My grandson's other granny, Zipporah, started making her own bras 40 years ago, then she made them for friends. Her bras got very popular, she got bored with the whole thing, and in the end she turned it over to her sister and it's now a thriving business: Decent Exposures. So, if you really get into it think about making it a business. Good luck!
posted by mareli at 4:15 PM on August 9, 2020 [1 favorite]

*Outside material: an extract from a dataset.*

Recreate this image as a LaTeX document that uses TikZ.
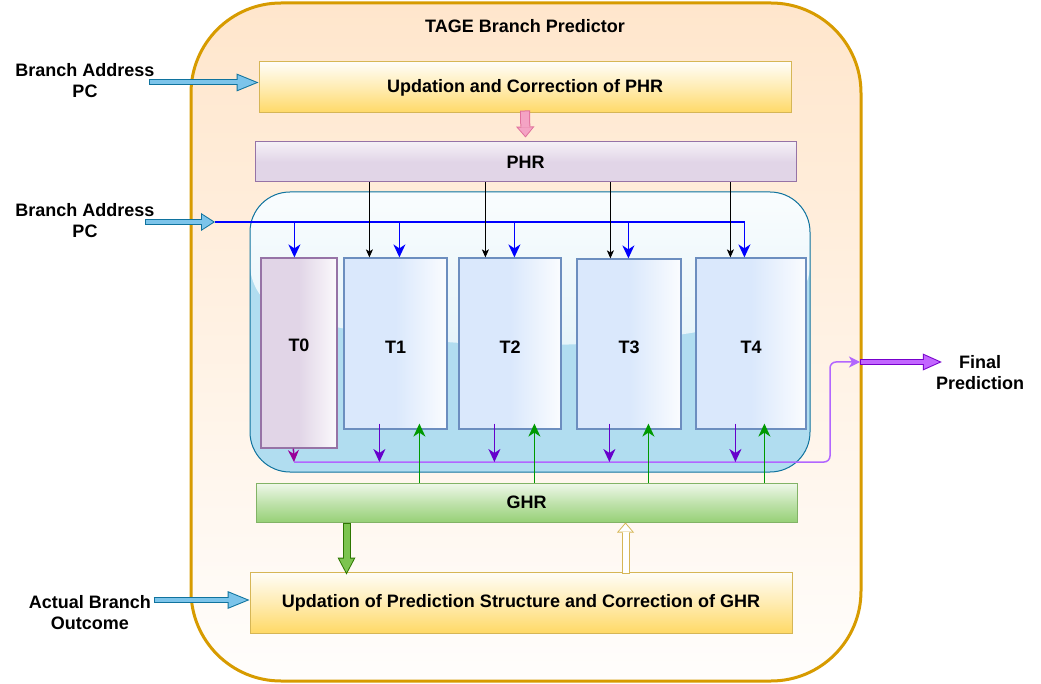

Sewcialists has been running an "all chests welcome" thing. I haven't completely dived in, but there appear to be tips, resources, etc for bra-making.
posted by dogmom at 5:36 PM on August 9, 2020

Lauren Taylor (Lladybird) makes a lot of lingerie. She's a small band but large cup size and she's reviewed a number of bras on her blog and lately of course like everyone she's moved over to instagram. I've taken an in-person class with Lauren and she's great. Highly recommend perusing her archives, she's literally made it all.
posted by Medieval Maven at 5:56 AM on August 10, 2020

Do you normally like sewing very detailed/fiddly things? I don't and I found bra making somewhat excruciating--there is very little margin for error because everything is so small to begin with and I found the process tedious and frustrating.

Also, is it easy to find bras that fit and support you well? I wear a small band plus large cup and need a lot of support (especially side support). I had the same problems with sewing patterns as I do buying off the rack. Orange Lingerie made me the most angry because there is so much preaching about "you're probably wearing the wrong size"/"make sure you measure yourself correctly" but then it put me in a way off sister size (30F vs 36C) which fit like a way off sister size.
posted by jessica fletcher did it at 4:38 PM on August 10, 2020

Response by poster: Thanks for the advice, everyone.

I don't find it at all easy to find a bra that works for me, I can't bear the idea of going to all the trouble and expense of making a bra only to have it not turn out right, and I found a tutorial on how to make a bra pattern out of an existing bra, so I think what I will do is buy new bras and (when they wear out, or when I can find an inexpensive copy of that particular design) turn the ones that fit and shape and support me best into bra patterns, which I can use to make as many bras just like the original as I wish.